## AIM OF THE TASK:
Copy out the material below in full, but not its images.
/---
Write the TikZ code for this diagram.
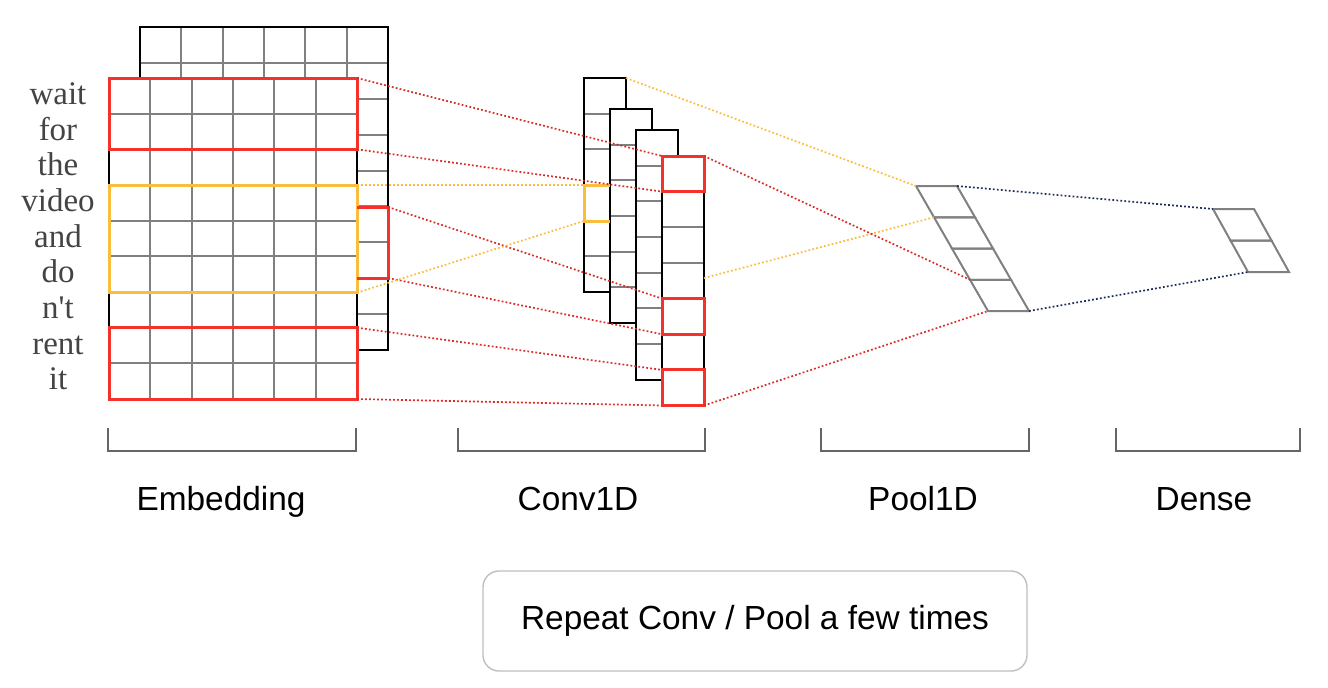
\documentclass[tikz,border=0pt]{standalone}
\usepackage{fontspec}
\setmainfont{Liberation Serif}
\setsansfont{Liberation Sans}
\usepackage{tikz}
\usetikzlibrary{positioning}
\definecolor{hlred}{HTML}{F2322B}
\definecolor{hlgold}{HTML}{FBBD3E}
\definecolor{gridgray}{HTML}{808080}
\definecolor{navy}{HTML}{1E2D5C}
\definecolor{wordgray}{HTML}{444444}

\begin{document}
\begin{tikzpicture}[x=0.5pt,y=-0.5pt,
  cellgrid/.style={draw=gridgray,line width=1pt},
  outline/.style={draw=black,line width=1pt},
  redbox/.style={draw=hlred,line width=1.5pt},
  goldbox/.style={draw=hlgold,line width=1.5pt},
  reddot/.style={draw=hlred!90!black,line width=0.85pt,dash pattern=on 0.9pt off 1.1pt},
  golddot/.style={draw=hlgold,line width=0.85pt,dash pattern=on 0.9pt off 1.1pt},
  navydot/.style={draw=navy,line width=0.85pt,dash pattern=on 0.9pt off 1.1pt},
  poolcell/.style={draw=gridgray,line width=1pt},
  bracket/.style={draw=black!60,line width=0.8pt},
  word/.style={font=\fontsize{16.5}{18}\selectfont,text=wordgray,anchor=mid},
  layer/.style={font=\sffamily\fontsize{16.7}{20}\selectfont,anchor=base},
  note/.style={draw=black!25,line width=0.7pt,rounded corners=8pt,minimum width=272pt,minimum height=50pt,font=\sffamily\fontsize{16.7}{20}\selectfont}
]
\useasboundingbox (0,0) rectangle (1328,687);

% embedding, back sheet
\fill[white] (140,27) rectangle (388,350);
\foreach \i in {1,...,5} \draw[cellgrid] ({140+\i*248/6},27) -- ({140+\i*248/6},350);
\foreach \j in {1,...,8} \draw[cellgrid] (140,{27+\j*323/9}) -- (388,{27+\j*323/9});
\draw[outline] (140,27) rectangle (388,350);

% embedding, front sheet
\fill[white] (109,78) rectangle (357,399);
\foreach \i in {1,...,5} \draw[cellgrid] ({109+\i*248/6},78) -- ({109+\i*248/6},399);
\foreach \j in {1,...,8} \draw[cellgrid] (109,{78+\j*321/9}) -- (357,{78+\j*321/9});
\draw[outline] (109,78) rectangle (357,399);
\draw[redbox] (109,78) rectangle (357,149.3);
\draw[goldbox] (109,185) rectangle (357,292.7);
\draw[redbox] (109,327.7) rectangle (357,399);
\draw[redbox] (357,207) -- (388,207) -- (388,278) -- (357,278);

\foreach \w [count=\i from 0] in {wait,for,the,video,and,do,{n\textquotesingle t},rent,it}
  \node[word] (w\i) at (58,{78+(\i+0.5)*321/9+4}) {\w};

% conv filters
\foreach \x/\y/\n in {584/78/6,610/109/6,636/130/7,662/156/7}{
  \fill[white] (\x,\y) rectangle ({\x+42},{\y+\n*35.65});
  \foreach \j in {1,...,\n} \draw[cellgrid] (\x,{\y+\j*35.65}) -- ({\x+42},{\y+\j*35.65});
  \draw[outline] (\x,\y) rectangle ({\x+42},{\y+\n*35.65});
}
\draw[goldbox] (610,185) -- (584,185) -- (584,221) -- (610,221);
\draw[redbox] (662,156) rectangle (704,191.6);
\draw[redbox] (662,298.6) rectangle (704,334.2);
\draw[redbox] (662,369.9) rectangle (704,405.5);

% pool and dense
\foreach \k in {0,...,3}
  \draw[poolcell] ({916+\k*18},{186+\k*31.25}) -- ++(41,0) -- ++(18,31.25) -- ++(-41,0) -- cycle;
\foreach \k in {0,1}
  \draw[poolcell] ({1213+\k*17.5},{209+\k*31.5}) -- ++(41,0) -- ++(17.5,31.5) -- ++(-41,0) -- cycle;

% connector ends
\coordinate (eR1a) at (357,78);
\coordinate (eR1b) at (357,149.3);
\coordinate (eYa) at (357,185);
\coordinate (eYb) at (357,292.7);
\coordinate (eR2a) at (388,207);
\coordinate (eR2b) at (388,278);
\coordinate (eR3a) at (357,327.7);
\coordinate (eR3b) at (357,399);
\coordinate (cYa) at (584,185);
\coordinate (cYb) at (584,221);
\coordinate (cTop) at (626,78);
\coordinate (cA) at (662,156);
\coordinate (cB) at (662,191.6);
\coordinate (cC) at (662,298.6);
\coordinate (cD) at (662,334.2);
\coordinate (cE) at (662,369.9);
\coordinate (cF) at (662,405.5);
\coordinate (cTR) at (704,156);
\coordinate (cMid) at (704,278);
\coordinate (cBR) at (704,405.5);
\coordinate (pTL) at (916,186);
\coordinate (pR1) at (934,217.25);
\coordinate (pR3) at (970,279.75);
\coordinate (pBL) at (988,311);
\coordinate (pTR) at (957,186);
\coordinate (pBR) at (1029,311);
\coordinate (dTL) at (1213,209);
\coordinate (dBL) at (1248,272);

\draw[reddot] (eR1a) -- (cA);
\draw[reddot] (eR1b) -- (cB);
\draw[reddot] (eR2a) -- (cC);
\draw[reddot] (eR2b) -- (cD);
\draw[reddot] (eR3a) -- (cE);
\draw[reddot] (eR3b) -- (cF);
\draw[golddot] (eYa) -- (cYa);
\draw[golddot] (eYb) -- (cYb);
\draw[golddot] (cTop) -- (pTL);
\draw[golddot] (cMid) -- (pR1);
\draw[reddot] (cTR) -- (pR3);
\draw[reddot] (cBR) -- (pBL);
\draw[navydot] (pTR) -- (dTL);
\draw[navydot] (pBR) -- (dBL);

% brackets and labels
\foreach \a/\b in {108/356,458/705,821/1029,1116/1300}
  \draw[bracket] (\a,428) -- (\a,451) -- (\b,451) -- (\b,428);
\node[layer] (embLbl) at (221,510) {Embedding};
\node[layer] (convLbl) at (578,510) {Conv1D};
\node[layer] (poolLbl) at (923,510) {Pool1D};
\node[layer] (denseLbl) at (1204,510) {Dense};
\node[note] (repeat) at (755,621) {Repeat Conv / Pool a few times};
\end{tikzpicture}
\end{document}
\---
## RESPONSE TO THIS TASK:
Write the TikZ code for this diagram.
\documentclass[tikz,border=0pt]{standalone}
\usepackage{fontspec}
\setmainfont{Liberation Serif}
\setsansfont{Liberation Sans}
\usepackage{tikz}
\usetikzlibrary{positioning}
\definecolor{hlred}{HTML}{F2322B}
\definecolor{hlgold}{HTML}{FBBD3E}
\definecolor{gridgray}{HTML}{808080}
\definecolor{navy}{HTML}{1E2D5C}
\definecolor{wordgray}{HTML}{444444}

\begin{document}
\begin{tikzpicture}[x=0.5pt,y=-0.5pt,
  cellgrid/.style={draw=gridgray,line width=1pt},
  outline/.style={draw=black,line width=1pt},
  redbox/.style={draw=hlred,line width=1.5pt},
  goldbox/.style={draw=hlgold,line width=1.5pt},
  reddot/.style={draw=hlred!90!black,line width=0.85pt,dash pattern=on 0.9pt off 1.1pt},
  golddot/.style={draw=hlgold,line width=0.85pt,dash pattern=on 0.9pt off 1.1pt},
  navydot/.style={draw=navy,line width=0.85pt,dash pattern=on 0.9pt off 1.1pt},
  poolcell/.style={draw=gridgray,line width=1pt},
  bracket/.style={draw=black!60,line width=0.8pt},
  word/.style={font=\fontsize{16.5}{18}\selectfont,text=wordgray,anchor=mid},
  layer/.style={font=\sffamily\fontsize{16.7}{20}\selectfont,anchor=base},
  note/.style={draw=black!25,line width=0.7pt,rounded corners=8pt,minimum width=272pt,minimum height=50pt,font=\sffamily\fontsize{16.7}{20}\selectfont}
]
\useasboundingbox (0,0) rectangle (1328,687);

% embedding, back sheet
\fill[white] (140,27) rectangle (388,350);
\foreach \i in {1,...,5} \draw[cellgrid] ({140+\i*248/6},27) -- ({140+\i*248/6},350);
\foreach \j in {1,...,8} \draw[cellgrid] (140,{27+\j*323/9}) -- (388,{27+\j*323/9});
\draw[outline] (140,27) rectangle (388,350);

% embedding, front sheet
\fill[white] (109,78) rectangle (357,399);
\foreach \i in {1,...,5} \draw[cellgrid] ({109+\i*248/6},78) -- ({109+\i*248/6},399);
\foreach \j in {1,...,8} \draw[cellgrid] (109,{78+\j*321/9}) -- (357,{78+\j*321/9});
\draw[outline] (109,78) rectangle (357,399);
\draw[redbox] (109,78) rectangle (357,149.3);
\draw[goldbox] (109,185) rectangle (357,292.7);
\draw[redbox] (109,327.7) rectangle (357,399);
\draw[redbox] (357,207) -- (388,207) -- (388,278) -- (357,278);

\foreach \w [count=\i from 0] in {wait,for,the,video,and,do,{n\textquotesingle t},rent,it}
  \node[word] (w\i) at (58,{78+(\i+0.5)*321/9+4}) {\w};

% conv filters
\foreach \x/\y/\n in {584/78/6,610/109/6,636/130/7,662/156/7}{
  \fill[white] (\x,\y) rectangle ({\x+42},{\y+\n*35.65});
  \foreach \j in {1,...,\n} \draw[cellgrid] (\x,{\y+\j*35.65}) -- ({\x+42},{\y+\j*35.65});
  \draw[outline] (\x,\y) rectangle ({\x+42},{\y+\n*35.65});
}
\draw[goldbox] (610,185) -- (584,185) -- (584,221) -- (610,221);
\draw[redbox] (662,156) rectangle (704,191.6);
\draw[redbox] (662,298.6) rectangle (704,334.2);
\draw[redbox] (662,369.9) rectangle (704,405.5);

% pool and dense
\foreach \k in {0,...,3}
  \draw[poolcell] ({916+\k*18},{186+\k*31.25}) -- ++(41,0) -- ++(18,31.25) -- ++(-41,0) -- cycle;
\foreach \k in {0,1}
  \draw[poolcell] ({1213+\k*17.5},{209+\k*31.5}) -- ++(41,0) -- ++(17.5,31.5) -- ++(-41,0) -- cycle;

% connector ends
\coordinate (eR1a) at (357,78);
\coordinate (eR1b) at (357,149.3);
\coordinate (eYa) at (357,185);
\coordinate (eYb) at (357,292.7);
\coordinate (eR2a) at (388,207);
\coordinate (eR2b) at (388,278);
\coordinate (eR3a) at (357,327.7);
\coordinate (eR3b) at (357,399);
\coordinate (cYa) at (584,185);
\coordinate (cYb) at (584,221);
\coordinate (cTop) at (626,78);
\coordinate (cA) at (662,156);
\coordinate (cB) at (662,191.6);
\coordinate (cC) at (662,298.6);
\coordinate (cD) at (662,334.2);
\coordinate (cE) at (662,369.9);
\coordinate (cF) at (662,405.5);
\coordinate (cTR) at (704,156);
\coordinate (cMid) at (704,278);
\coordinate (cBR) at (704,405.5);
\coordinate (pTL) at (916,186);
\coordinate (pR1) at (934,217.25);
\coordinate (pR3) at (970,279.75);
\coordinate (pBL) at (988,311);
\coordinate (pTR) at (957,186);
\coordinate (pBR) at (1029,311);
\coordinate (dTL) at (1213,209);
\coordinate (dBL) at (1248,272);

\draw[reddot] (eR1a) -- (cA);
\draw[reddot] (eR1b) -- (cB);
\draw[reddot] (eR2a) -- (cC);
\draw[reddot] (eR2b) -- (cD);
\draw[reddot] (eR3a) -- (cE);
\draw[reddot] (eR3b) -- (cF);
\draw[golddot] (eYa) -- (cYa);
\draw[golddot] (eYb) -- (cYb);
\draw[golddot] (cTop) -- (pTL);
\draw[golddot] (cMid) -- (pR1);
\draw[reddot] (cTR) -- (pR3);
\draw[reddot] (cBR) -- (pBL);
\draw[navydot] (pTR) -- (dTL);
\draw[navydot] (pBR) -- (dBL);

% brackets and labels
\foreach \a/\b in {108/356,458/705,821/1029,1116/1300}
  \draw[bracket] (\a,428) -- (\a,451) -- (\b,451) -- (\b,428);
\node[layer] (embLbl) at (221,510) {Embedding};
\node[layer] (convLbl) at (578,510) {Conv1D};
\node[layer] (poolLbl) at (923,510) {Pool1D};
\node[layer] (denseLbl) at (1204,510) {Dense};
\node[note] (repeat) at (755,621) {Repeat Conv / Pool a few times};
\end{tikzpicture}
\end{document}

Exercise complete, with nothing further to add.